◆ Data section
# # # #

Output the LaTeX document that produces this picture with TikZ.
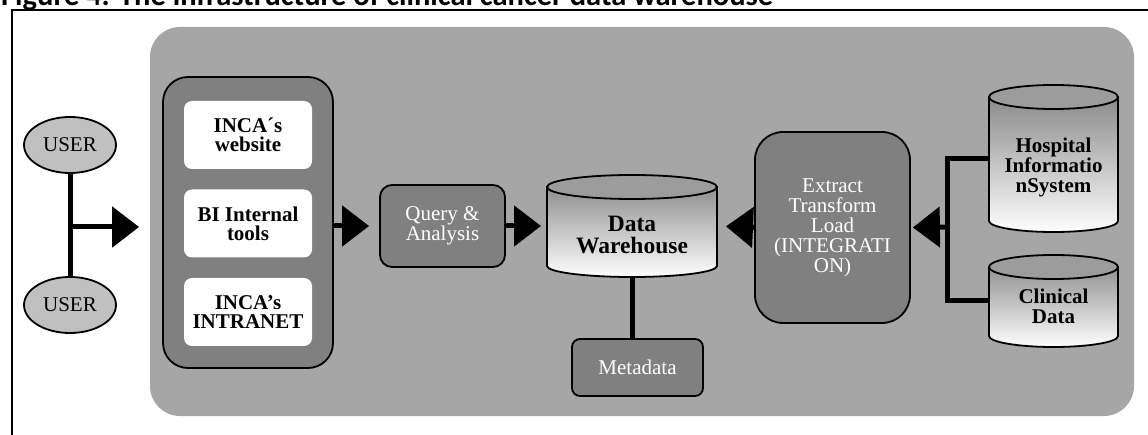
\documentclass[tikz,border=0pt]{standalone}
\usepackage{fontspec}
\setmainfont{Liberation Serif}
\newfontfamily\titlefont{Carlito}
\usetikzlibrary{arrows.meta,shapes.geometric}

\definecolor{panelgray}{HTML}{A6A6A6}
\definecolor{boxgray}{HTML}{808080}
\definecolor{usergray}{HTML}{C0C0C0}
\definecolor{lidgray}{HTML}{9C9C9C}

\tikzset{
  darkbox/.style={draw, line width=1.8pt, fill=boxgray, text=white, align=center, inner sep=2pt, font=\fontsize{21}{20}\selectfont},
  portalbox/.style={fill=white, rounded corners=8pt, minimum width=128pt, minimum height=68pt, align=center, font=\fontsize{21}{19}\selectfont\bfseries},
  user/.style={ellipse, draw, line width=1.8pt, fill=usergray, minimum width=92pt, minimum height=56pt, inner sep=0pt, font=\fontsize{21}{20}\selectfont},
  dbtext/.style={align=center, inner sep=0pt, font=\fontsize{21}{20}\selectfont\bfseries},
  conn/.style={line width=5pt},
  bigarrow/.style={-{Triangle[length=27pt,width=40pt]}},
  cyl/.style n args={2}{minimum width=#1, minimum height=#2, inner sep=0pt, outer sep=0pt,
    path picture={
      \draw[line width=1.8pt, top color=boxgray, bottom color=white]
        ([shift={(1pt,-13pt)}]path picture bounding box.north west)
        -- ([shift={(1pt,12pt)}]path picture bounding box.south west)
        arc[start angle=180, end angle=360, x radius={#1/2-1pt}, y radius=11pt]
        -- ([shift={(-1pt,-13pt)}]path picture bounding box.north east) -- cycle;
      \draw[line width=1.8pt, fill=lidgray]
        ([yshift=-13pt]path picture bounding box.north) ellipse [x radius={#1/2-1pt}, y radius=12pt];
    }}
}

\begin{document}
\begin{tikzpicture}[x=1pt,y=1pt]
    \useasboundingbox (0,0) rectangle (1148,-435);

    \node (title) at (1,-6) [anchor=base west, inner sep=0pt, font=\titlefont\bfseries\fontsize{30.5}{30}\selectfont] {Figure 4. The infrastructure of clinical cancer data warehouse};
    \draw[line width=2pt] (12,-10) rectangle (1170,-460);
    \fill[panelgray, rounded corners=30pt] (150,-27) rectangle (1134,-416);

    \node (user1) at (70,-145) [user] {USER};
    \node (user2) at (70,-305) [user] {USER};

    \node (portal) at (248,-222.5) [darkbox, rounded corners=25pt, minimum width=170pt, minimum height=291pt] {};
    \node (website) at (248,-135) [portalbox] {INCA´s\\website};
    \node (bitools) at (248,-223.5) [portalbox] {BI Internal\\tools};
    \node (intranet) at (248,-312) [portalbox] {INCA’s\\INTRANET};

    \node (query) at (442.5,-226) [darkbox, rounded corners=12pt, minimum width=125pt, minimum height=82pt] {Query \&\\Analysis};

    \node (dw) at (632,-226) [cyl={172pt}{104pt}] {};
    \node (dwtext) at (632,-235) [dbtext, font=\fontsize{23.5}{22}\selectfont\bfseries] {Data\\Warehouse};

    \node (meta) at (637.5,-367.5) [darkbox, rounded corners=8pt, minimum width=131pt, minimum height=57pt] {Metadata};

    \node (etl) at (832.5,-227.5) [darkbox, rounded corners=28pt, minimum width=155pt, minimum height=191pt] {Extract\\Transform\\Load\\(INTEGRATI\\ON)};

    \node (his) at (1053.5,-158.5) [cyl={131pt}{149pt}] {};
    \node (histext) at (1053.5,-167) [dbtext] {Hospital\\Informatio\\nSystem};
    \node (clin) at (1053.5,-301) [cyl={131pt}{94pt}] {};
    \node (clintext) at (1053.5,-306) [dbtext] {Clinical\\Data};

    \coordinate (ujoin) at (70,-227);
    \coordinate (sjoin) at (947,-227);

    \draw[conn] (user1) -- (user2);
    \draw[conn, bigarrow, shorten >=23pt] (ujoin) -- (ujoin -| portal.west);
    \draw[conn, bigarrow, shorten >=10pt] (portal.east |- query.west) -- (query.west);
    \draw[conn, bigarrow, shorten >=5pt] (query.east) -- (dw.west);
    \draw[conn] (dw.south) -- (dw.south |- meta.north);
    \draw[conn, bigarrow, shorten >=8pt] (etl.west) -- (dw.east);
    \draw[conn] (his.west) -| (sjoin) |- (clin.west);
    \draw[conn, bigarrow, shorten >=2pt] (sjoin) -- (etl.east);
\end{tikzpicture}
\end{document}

# # # #

◆ Task brief
All of the material above needs to be restated exactly, with no pictures.

◆ Completed exercise
Output the LaTeX document that produces this picture with TikZ.
\documentclass[tikz,border=0pt]{standalone}
\usepackage{fontspec}
\setmainfont{Liberation Serif}
\newfontfamily\titlefont{Carlito}
\usetikzlibrary{arrows.meta,shapes.geometric}

\definecolor{panelgray}{HTML}{A6A6A6}
\definecolor{boxgray}{HTML}{808080}
\definecolor{usergray}{HTML}{C0C0C0}
\definecolor{lidgray}{HTML}{9C9C9C}

\tikzset{
  darkbox/.style={draw, line width=1.8pt, fill=boxgray, text=white, align=center, inner sep=2pt, font=\fontsize{21}{20}\selectfont},
  portalbox/.style={fill=white, rounded corners=8pt, minimum width=128pt, minimum height=68pt, align=center, font=\fontsize{21}{19}\selectfont\bfseries},
  user/.style={ellipse, draw, line width=1.8pt, fill=usergray, minimum width=92pt, minimum height=56pt, inner sep=0pt, font=\fontsize{21}{20}\selectfont},
  dbtext/.style={align=center, inner sep=0pt, font=\fontsize{21}{20}\selectfont\bfseries},
  conn/.style={line width=5pt},
  bigarrow/.style={-{Triangle[length=27pt,width=40pt]}},
  cyl/.style n args={2}{minimum width=#1, minimum height=#2, inner sep=0pt, outer sep=0pt,
    path picture={
      \draw[line width=1.8pt, top color=boxgray, bottom color=white]
        ([shift={(1pt,-13pt)}]path picture bounding box.north west)
        -- ([shift={(1pt,12pt)}]path picture bounding box.south west)
        arc[start angle=180, end angle=360, x radius={#1/2-1pt}, y radius=11pt]
        -- ([shift={(-1pt,-13pt)}]path picture bounding box.north east) -- cycle;
      \draw[line width=1.8pt, fill=lidgray]
        ([yshift=-13pt]path picture bounding box.north) ellipse [x radius={#1/2-1pt}, y radius=12pt];
    }}
}

\begin{document}
\begin{tikzpicture}[x=1pt,y=1pt]
    \useasboundingbox (0,0) rectangle (1148,-435);

    \node (title) at (1,-6) [anchor=base west, inner sep=0pt, font=\titlefont\bfseries\fontsize{30.5}{30}\selectfont] {Figure 4. The infrastructure of clinical cancer data warehouse};
    \draw[line width=2pt] (12,-10) rectangle (1170,-460);
    \fill[panelgray, rounded corners=30pt] (150,-27) rectangle (1134,-416);

    \node (user1) at (70,-145) [user] {USER};
    \node (user2) at (70,-305) [user] {USER};

    \node (portal) at (248,-222.5) [darkbox, rounded corners=25pt, minimum width=170pt, minimum height=291pt] {};
    \node (website) at (248,-135) [portalbox] {INCA´s\\website};
    \node (bitools) at (248,-223.5) [portalbox] {BI Internal\\tools};
    \node (intranet) at (248,-312) [portalbox] {INCA’s\\INTRANET};

    \node (query) at (442.5,-226) [darkbox, rounded corners=12pt, minimum width=125pt, minimum height=82pt] {Query \&\\Analysis};

    \node (dw) at (632,-226) [cyl={172pt}{104pt}] {};
    \node (dwtext) at (632,-235) [dbtext, font=\fontsize{23.5}{22}\selectfont\bfseries] {Data\\Warehouse};

    \node (meta) at (637.5,-367.5) [darkbox, rounded corners=8pt, minimum width=131pt, minimum height=57pt] {Metadata};

    \node (etl) at (832.5,-227.5) [darkbox, rounded corners=28pt, minimum width=155pt, minimum height=191pt] {Extract\\Transform\\Load\\(INTEGRATI\\ON)};

    \node (his) at (1053.5,-158.5) [cyl={131pt}{149pt}] {};
    \node (histext) at (1053.5,-167) [dbtext] {Hospital\\Informatio\\nSystem};
    \node (clin) at (1053.5,-301) [cyl={131pt}{94pt}] {};
    \node (clintext) at (1053.5,-306) [dbtext] {Clinical\\Data};

    \coordinate (ujoin) at (70,-227);
    \coordinate (sjoin) at (947,-227);

    \draw[conn] (user1) -- (user2);
    \draw[conn, bigarrow, shorten >=23pt] (ujoin) -- (ujoin -| portal.west);
    \draw[conn, bigarrow, shorten >=10pt] (portal.east |- query.west) -- (query.west);
    \draw[conn, bigarrow, shorten >=5pt] (query.east) -- (dw.west);
    \draw[conn] (dw.south) -- (dw.south |- meta.north);
    \draw[conn, bigarrow, shorten >=8pt] (etl.west) -- (dw.east);
    \draw[conn] (his.west) -| (sjoin) |- (clin.west);
    \draw[conn, bigarrow, shorten >=2pt] (sjoin) -- (etl.east);
\end{tikzpicture}
\end{document}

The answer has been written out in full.